-- START OF COLLECTED DATA --
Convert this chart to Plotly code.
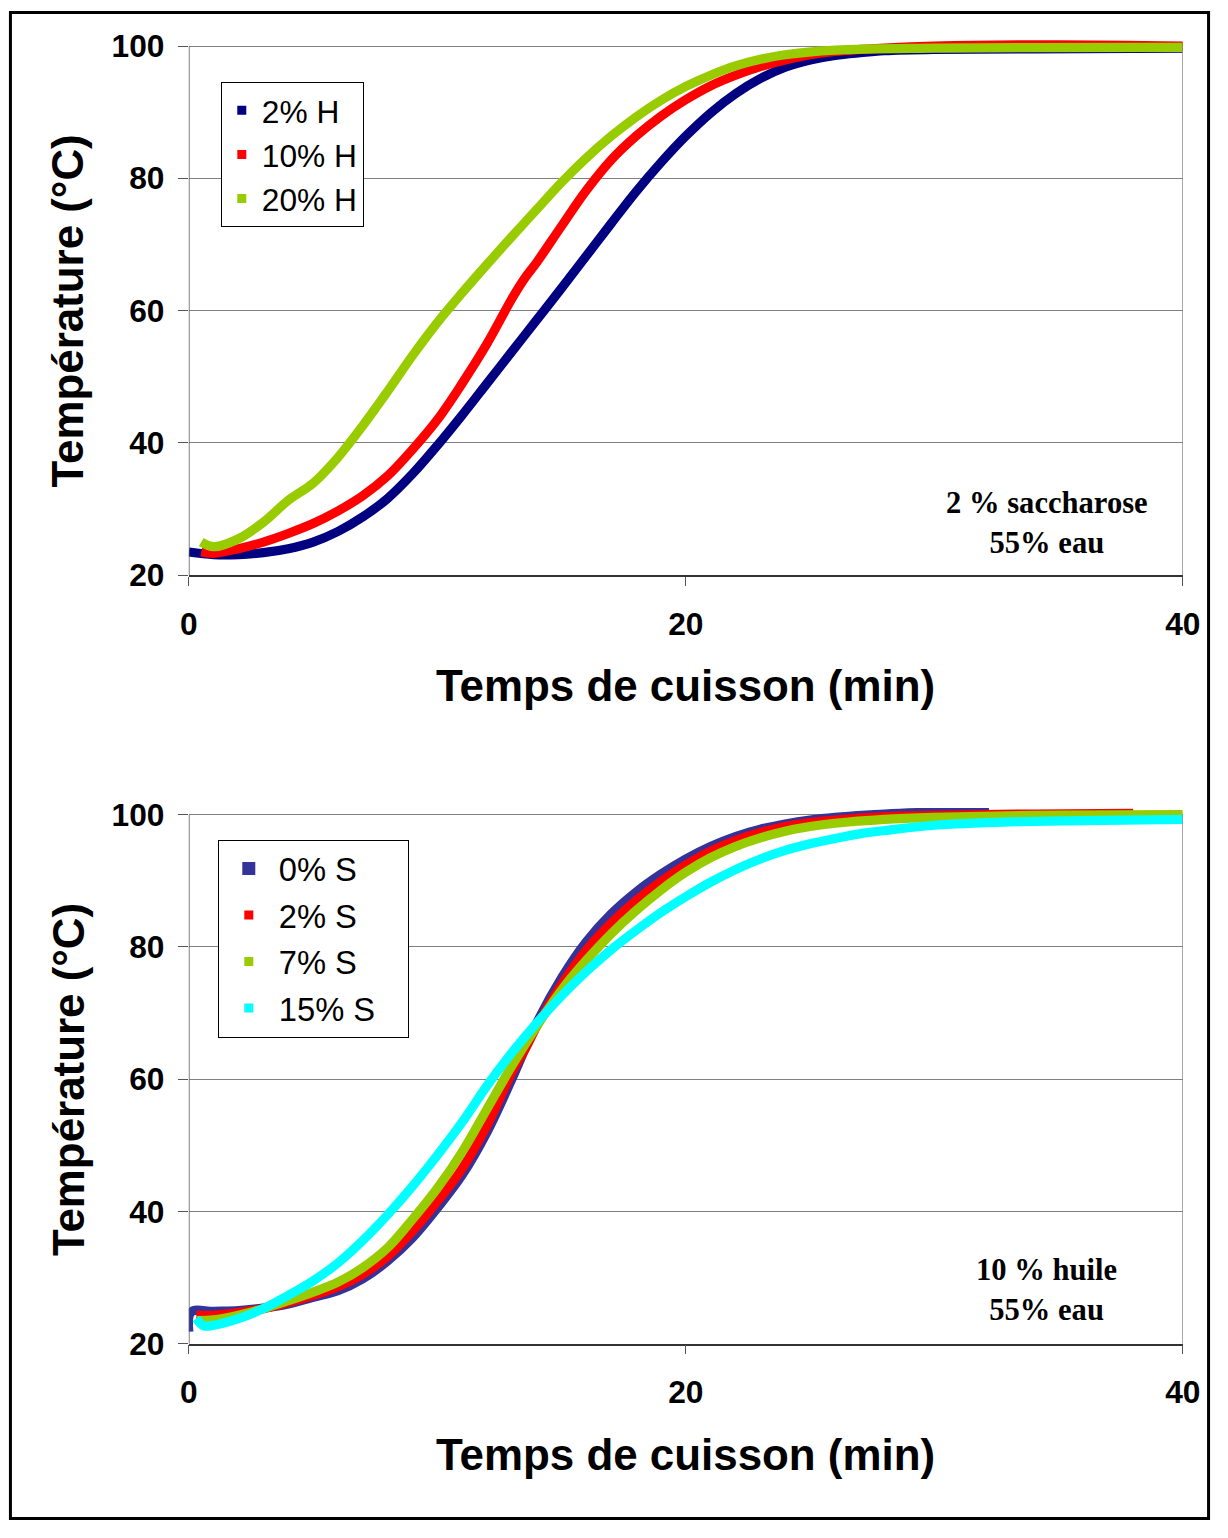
import plotly.graph_objects as go

# ---- data (time in min, temperature in °C) ----
# top panel: 2 % saccharose, 55 % eau, varying oil (H)
t_h2 = [0, 1, 2, 3, 4, 5, 6, 7, 8, 9, 10, 11, 12, 13, 14, 15, 16, 17, 18, 19, 20,
        21, 22, 23, 24, 25, 26, 27, 28, 30, 34, 40]
T_h2 = [23.5, 23.1, 23.1, 23.4, 24.0, 25.0, 26.6, 28.8, 31.6, 35.3, 39.6, 44.2, 49.0,
        53.8, 58.6, 63.4, 68.3, 73.2, 78.0, 82.4, 86.4, 89.9, 92.8, 95.1, 96.8, 97.9,
        98.6, 99.0, 99.3, 99.5, 99.6, 99.7]

t_h10 = [0.5, 1, 2, 3, 4, 5, 6, 7, 8, 9, 10, 11, 12, 13, 13.5, 14, 15, 16, 17, 18,
         19, 20, 21, 22, 23, 24, 25, 26, 28, 30, 35, 40]
T_h10 = [23.5, 23.3, 24.0, 25.0, 26.3, 27.8, 29.7, 32.0, 35.0, 39.0, 43.5, 49.0, 55.0,
         61.8, 64.8, 67.3, 72.8, 78.2, 82.8, 86.4, 89.4, 91.9, 94.0, 95.6, 96.9, 97.9,
         98.7, 99.2, 99.7, 100.0, 100.2, 100.0]

t_h20 = [0.5, 1, 2, 3, 4, 5, 6, 7, 8, 9, 10, 11, 12, 13, 14, 15, 16, 17, 18, 19,
         20, 21, 22, 23, 24, 26, 30, 40]
T_h20 = [25.0, 24.3, 25.5, 28.0, 31.3, 33.9, 37.8, 42.6, 47.8, 53.2, 58.2, 62.7, 67.0,
         71.2, 75.3, 79.4, 83.1, 86.4, 89.3, 91.8, 93.9, 95.6, 97.0, 98.0, 98.7, 99.4,
         99.7, 99.8]

# bottom panel: 10 % huile, 55 % eau, varying sugar (S)
t_s0 = [0, 0.1, 1, 2, 3, 4, 5, 6, 7, 8, 9, 10, 11, 12, 13, 14, 15, 16, 17, 18, 19, 20,
        21, 22, 23, 24, 25, 26, 28, 30, 32.2]
T_s0 = [21.8, 24.8, 24.9, 25.0, 25.4, 26.0, 27.0, 28.0, 29.8, 32.5, 36.0, 40.5, 45.5,
        52.0, 60.0, 68.5, 75.3, 80.8, 85.0, 88.3, 91.0, 93.3, 95.2, 96.7, 97.8, 98.6,
        99.2, 99.6, 100.1, 100.4, 100.6]

t_s2 = [0.3, 1, 2, 3, 4, 5, 6, 7, 8, 9, 10, 11, 12, 13, 13.6, 14, 15, 16, 17, 18, 19,
        20, 21, 22, 23, 24, 25, 26, 28, 30, 34, 38]
T_s2 = [24.3, 24.3, 24.7, 25.3, 26.2, 27.3, 28.6, 30.5, 33.2, 37.0, 41.5, 46.5, 53.0,
        61.0, 65.0, 68.0, 74.3, 79.5, 83.6, 87.0, 89.9, 92.4, 94.5, 96.1, 97.3, 98.2,
        98.8, 99.2, 99.7, 99.9, 100.1, 100.2]

t_s7 = [0.3, 1, 2, 3, 4, 5, 6, 7, 8, 9, 10, 11, 12, 13, 14, 15, 16, 17, 18, 19, 20,
        21, 22, 23, 24, 25, 26, 28, 30, 34, 40]
T_s7 = [23.5, 23.6, 24.3, 25.3, 26.5, 27.8, 29.3, 31.5, 34.5, 38.8, 43.5, 49.0, 55.5,
        62.0, 68.0, 73.5, 78.0, 82.0, 85.5, 88.6, 91.3, 93.5, 95.2, 96.5, 97.5, 98.2,
        98.7, 99.3, 99.6, 99.9, 100.0]

t_s15 = [0.3, 0.6, 1, 2, 3, 4, 5, 6, 7, 8, 9, 10, 11, 12, 13, 14, 15, 16, 17, 18, 19,
         20, 21, 22, 23, 24, 25, 26, 27, 28, 30, 33, 36, 40]
T_s15 = [23.8, 22.7, 22.8, 23.8, 25.3, 27.3, 29.5, 32.2, 35.6, 39.5, 43.8, 48.5, 53.5,
         59.0, 64.0, 68.5, 72.6, 76.3, 79.6, 82.5, 85.2, 87.6, 89.8, 91.7, 93.3, 94.6,
         95.6, 96.4, 97.1, 97.6, 98.4, 98.9, 99.1, 99.3]

top_series = [("2% H", t_h2, T_h2, "#000080", 9),
              ("10% H", t_h10, T_h10, "#FF0000", 9),
              ("20% H", t_h20, T_h20, "#99CC00", 9)]
bot_series = [("0% S", t_s0, T_s0, "#333399", 13),
              ("2% S", t_s2, T_s2, "#FF0000", 9),
              ("7% S", t_s7, T_s7, "#99CC00", 9),
              ("15% S", t_s15, T_s15, "#00FFFF", 9)]

W, H = 1228, 1538
# the viewer shows the page slightly shrunk and shifted; positions below are
# target pixels in the picture, mapped back through that offset/scale
OX, OY, SX, SY = 8.0, 9.8, 0.979, 0.983


def px_x(p):
    return ((p - OX) / SX) / W


def px_y(p):
    return 1 - ((p - OY) / SY) / H


def fs(size):
    return round(size / SX, 1)


fig = go.Figure()

for name, t, T, col, msize in top_series:
    fig.add_trace(go.Scatter(x=t, y=T, mode="lines", line=dict(color=col, width=9.2, shape="spline", smoothing=1),
                             showlegend=False, xaxis="x", yaxis="y", hoverinfo="skip"))
    fig.add_trace(go.Scatter(x=[None], y=[None], mode="markers", name=name, legend="legend",
                             legendgroup=name, marker=dict(symbol="square", size=msize, color=col),
                             xaxis="x", yaxis="y"))

for name, t, T, col, msize in bot_series:
    fig.add_trace(go.Scatter(x=t, y=T, mode="lines", line=dict(color=col, width=9.2, shape="spline", smoothing=1),
                             showlegend=False, xaxis="x2", yaxis="y2", hoverinfo="skip"))
    # trailing no-break spaces widen this legend box like in the picture
    fig.add_trace(go.Scatter(x=[None], y=[None], mode="markers", name=name + "\u00a0" * 3, legend="legend2",
                             legendgroup=name, marker=dict(symbol="square", size=msize, color=col),
                             xaxis="x2", yaxis="y2"))

tickfont = dict(family="Liberation Sans", size=fs(31), color="black", weight="bold")

xaxis_style = dict(range=[0, 40], tickvals=[0, 20, 40], showgrid=False, zeroline=False,
                   showline=True, linecolor="#333333", linewidth=1.5,
                   ticks="outside", ticklen=9, tickcolor="#555555",
                   ticklabelstandoff=11, tickfont=tickfont, domain=[px_x(188), px_x(1183)])
yaxis_style = dict(range=[20, 101], tickvals=[20, 40, 60, 80, 100], showgrid=True,
                   gridcolor="#808080", gridwidth=1, zeroline=False, showline=False,
                   ticks="outside", ticklen=10, tickcolor="#555555",
                   ticklabelstandoff=7, tickfont=tickfont)

dy = 6.625  # px per degree, keeps the 100 gridline where the picture has it
fig.update_layout(
    width=W, height=H,
    margin=dict(l=0, r=0, t=0, b=0),
    paper_bgcolor="white", plot_bgcolor="white",
    xaxis=dict(**xaxis_style, anchor="y"),
    yaxis=dict(**yaxis_style, anchor="x", domain=[px_y(575), px_y(45 - dy)]),
    xaxis2=dict(**xaxis_style, anchor="y2"),
    yaxis2=dict(**yaxis_style, anchor="x2", domain=[px_y(1345), px_y(815 - dy)]),
    legend=dict(x=px_x(220), y=px_y(81), xanchor="left", yanchor="top",
                bordercolor="black", borderwidth=1, bgcolor="white",
                font=dict(family="Liberation Sans", size=fs(31), color="black"),
                traceorder="grouped", tracegroupgap=0),
    legend2=dict(x=px_x(217), y=px_y(840), xanchor="left", yanchor="top",
                 bordercolor="black", borderwidth=1, bgcolor="white",
                 font=dict(family="Liberation Sans", size=fs(32), color="black"),
                 traceorder="grouped", tracegroupgap=1, itemwidth=50),
)

# axis lines left / right of each panel
for xr, yr in [("x", "y"), ("x2", "y2")]:
    fig.add_shape(type="line", xref=xr, yref=yr, x0=0, x1=0, y0=20, y1=100,
                  line=dict(color="#555555", width=1.5))
    fig.add_shape(type="line", xref=xr, yref=yr, x0=40, x1=40, y0=20, y1=100,
                  line=dict(color="#8c8c8c", width=1.5))

# outer frame, as close to the page edge as possible
fig.add_shape(type="rect", xref="paper", yref="paper", x0=0.0012, x1=0.9988,
              y0=0.001, y1=0.999, line=dict(color="black", width=3))

title_font = dict(family="Liberation Sans", size=fs(43), color="black", weight="bold")
note_font = dict(family="Liberation Serif", size=fs(30), color="black", weight="bold")

for yc_x, yc_y in [(686, 310), (1456, 1080)]:
    fig.add_annotation(text="Temps de cuisson (min)", xref="paper", yref="paper",
                       x=px_x(685), y=px_y(yc_x), xanchor="center", yanchor="middle",
                       showarrow=False, font=title_font)
    fig.add_annotation(text="Température (°C)", xref="paper", yref="paper",
                       x=px_x(67), y=px_y(yc_y), xanchor="center", yanchor="middle",
                       textangle=-90, showarrow=False, font=title_font)

fig.add_annotation(text="2 % saccharose<br>55% eau", xref="paper", yref="paper",
                   x=px_x(1047), y=px_y(523), xanchor="center", yanchor="middle",
                   showarrow=False, font=note_font, align="center")
fig.add_annotation(text="10 % huile<br>55% eau", xref="paper", yref="paper",
                   x=px_x(1047), y=px_y(1291), xanchor="center", yanchor="middle",
                   showarrow=False, font=note_font, align="center")

fig.write_html("out.html", config={"displayModeBar": False},
               post_script="document.body.style.margin='0';document.body.style.overflow='hidden';")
-- END OF COLLECTED DATA --
- EXERCISE AIM -
Repeat the listing above from its first line through the line that contains "98.6, 99.0, 99.3, 99.5, 99.6, 99.7]", both included, and nothing more. Drop the pictures.

- RESPONSE TO THIS TASK -
Convert this chart to Plotly code.
import plotly.graph_objects as go

# ---- data (time in min, temperature in °C) ----
# top panel: 2 % saccharose, 55 % eau, varying oil (H)
t_h2 = [0, 1, 2, 3, 4, 5, 6, 7, 8, 9, 10, 11, 12, 13, 14, 15, 16, 17, 18, 19, 20,
        21, 22, 23, 24, 25, 26, 27, 28, 30, 34, 40]
T_h2 = [23.5, 23.1, 23.1, 23.4, 24.0, 25.0, 26.6, 28.8, 31.6, 35.3, 39.6, 44.2, 49.0,
        53.8, 58.6, 63.4, 68.3, 73.2, 78.0, 82.4, 86.4, 89.9, 92.8, 95.1, 96.8, 97.9,
        98.6, 99.0, 99.3, 99.5, 99.6, 99.7]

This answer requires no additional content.